The council will hold a presentation and public hearing on the proposed combined budget Thursday, April 7, at the elementary school on Woodville Road at 7 p.m. The council is scheduled to vote on the combined municipal and school budgets April 25, when public comment will also be allowed.
The general operating budget on the municipal side is just under $12 million, which is an increase of a little more than $444,000 – or 3.8 percent – over the current budget. Increases to expenses for personnel, including wages, retirement and health insurance, added more than $290,000 to the budget. A renewed collective bargaining agreement with public works and public safety added $62,000 as well.
The proposed budget also includes a $100,000 increase for funding open space acquisition and $75,000 for construction of a senior center. Town Manager Nathan Poore said at the meeting that the center would be constructed in the Mason Motz center on Lunt Road.
The municipal side of the budget calls for a 4-cent increase in the mil rate. The school’s budget calls for a 43-cent increase, and the Cumberland County share is a 3-cent increase, for a total of 51 cents.
If approved, the result would be a tax rate of $15.14 per $1,000 of assessed value, compared to $14.63 for the current fiscal year, a 3.5 percent increase.
The school portion of the proposed budget includes reductions in the pay-to-participate fee charged for sports and activities. The much-debated fee system was set in place in 2009 following budget shortfalls. Board members had discussed cutting pay-to-participate entirely, but ultimately stuck with phasing it out.
The proposed model would mean a one-time $175 annual fee for high school athletes, and a one-time $100 fee for middle school athletes. There would also be a $25 access fee for co-curricular activities. The current model is a set fee charged per sport.
“While we all agree we’d like to remove (pay to participate) … the hope is to phase it out,” School Board member Danielle Tracy said at the March 31 meeting. She added “philosophically we’d like to see it go away.”
Town Councilor Karen Farber, who was on the School Board when pay-to-participate was instituted, said the fee system was not something anyone wanted to do and was a “completely financial” decision.

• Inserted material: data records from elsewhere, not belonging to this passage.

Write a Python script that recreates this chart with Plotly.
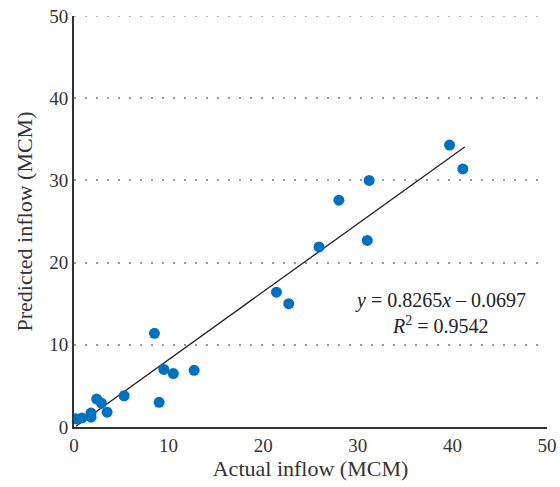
import plotly.graph_objects as go

actual = [0.2, 0.85, 1.8, 1.8, 2.4, 2.9, 3.5, 5.3, 8.5, 9.0, 9.5, 10.5, 12.7,
          21.4, 22.7, 25.9, 28.0, 31.2, 31.0, 39.7, 41.1]
predicted = [1.0, 1.1, 1.7, 1.2, 3.4, 2.9, 1.8, 3.8, 11.4, 3.0, 7.0, 6.5, 6.9,
             16.4, 15.0, 21.9, 27.6, 30.0, 22.7, 34.3, 31.4]
slope = 0.8265
intercept = -0.0697
r2 = 0.9542
ticks = [0, 10, 20, 30, 40, 50]

x_fit = [min(actual), max(actual) + 0.2]
y_fit = [slope * v + intercept for v in x_fit]

font = "Liberation Serif"
grid_color = "#999999"
grid_dash = "2px,9px"

fig = go.Figure()
fig.add_trace(go.Scatter(x=x_fit, y=y_fit, mode="lines",
                         line=dict(color="#222222", width=1.3),
                         hoverinfo="skip", showlegend=False))
fig.add_trace(go.Scatter(x=actual, y=predicted, mode="markers",
                         marker=dict(color="#0070C0", size=11),
                         showlegend=False))

fig.add_annotation(x=38.7, y=15.4, xref="x", yref="y",
                   text="<i>y</i> = 0.8265<i>x</i> – 0.0697",
                   showarrow=False, xanchor="center", yanchor="middle",
                   font=dict(family=font, size=20, color="#222222"))
fig.add_annotation(x=38.7, y=12.4, xref="x", yref="y",
                   text="<i>R</i><sup>2</sup> = %.4f" % r2,
                   showarrow=False, xanchor="center", yanchor="middle",
                   font=dict(family=font, size=20, color="#222222"))

# top gridline at the range edge (plotly omits it)
fig.add_shape(type="line", xref="paper", yref="y", x0=0, x1=1, y0=ticks[-1], y1=ticks[-1],
              line=dict(color=grid_color, width=1.5, dash=grid_dash), layer="below")

fig.update_layout(
    width=560, height=487,
    margin=dict(l=74, r=13, t=16, b=60),
    plot_bgcolor="white", paper_bgcolor="white",
    font=dict(family=font, size=19, color="#333333"),
)
fig.update_xaxes(range=[0, 50], tickvals=ticks, showgrid=False, zeroline=False,
                 showline=True, linecolor="#333333", linewidth=2,
                 ticks="", ticklen=0, automargin=False,
                 title=dict(text="Actual inflow (MCM)", font=dict(size=22), standoff=6),
                 tickfont=dict(size=19))
fig.update_yaxes(range=[0, 50], tickvals=ticks, showgrid=True,
                 gridcolor=grid_color, gridwidth=1.5, griddash=grid_dash,
                 zeroline=False, showline=True, linecolor="#333333", linewidth=2,
                 ticks="", ticklen=0, automargin=False,
                 title=dict(text="Predicted inflow (MCM)", font=dict(size=22), standoff=11),
                 tickfont=dict(size=19))

fig.write_html("out.html", config={"displayModeBar": False},
               post_script="document.body.style.margin='0px';")
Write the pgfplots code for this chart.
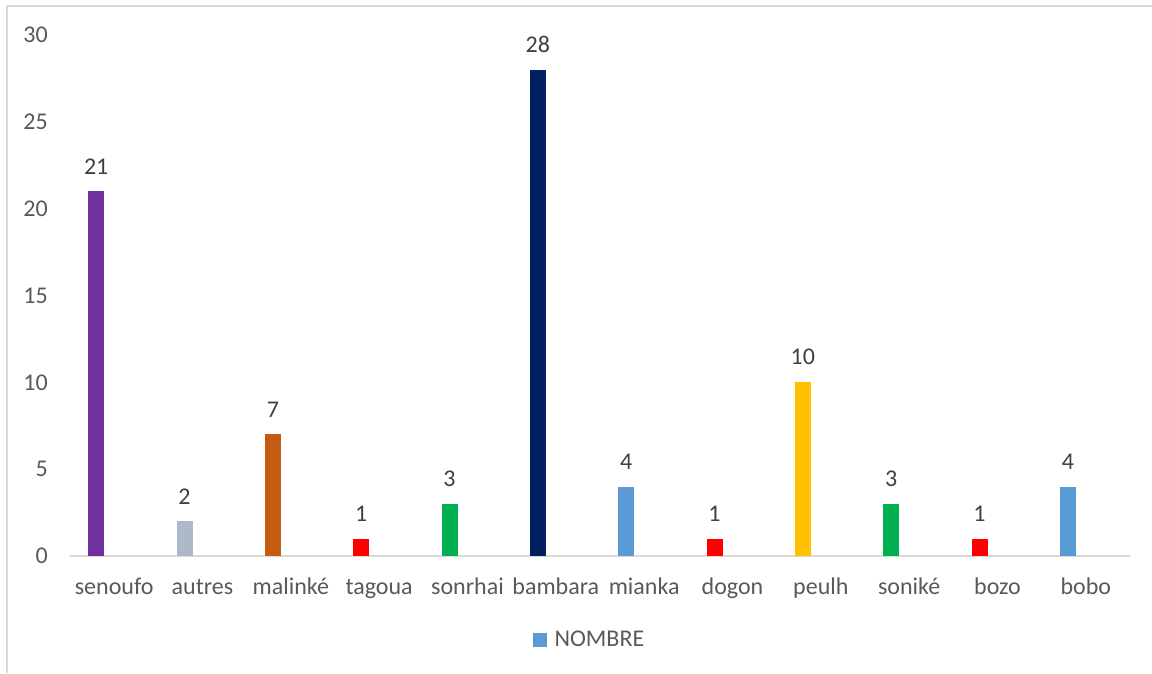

“I don’t think anyone thought it would go untweaked or untouched,” she said at the meeting.
At the April 4 workshop, School Board Chairwoman Lucy Tucker said “we’re moving in the right direction” by phasing out pay-to-participate.
The final version of the school budget will appear before voters in a June 14 referendum. Voters will also be asked whether to continue holding a budget referendum for another three years.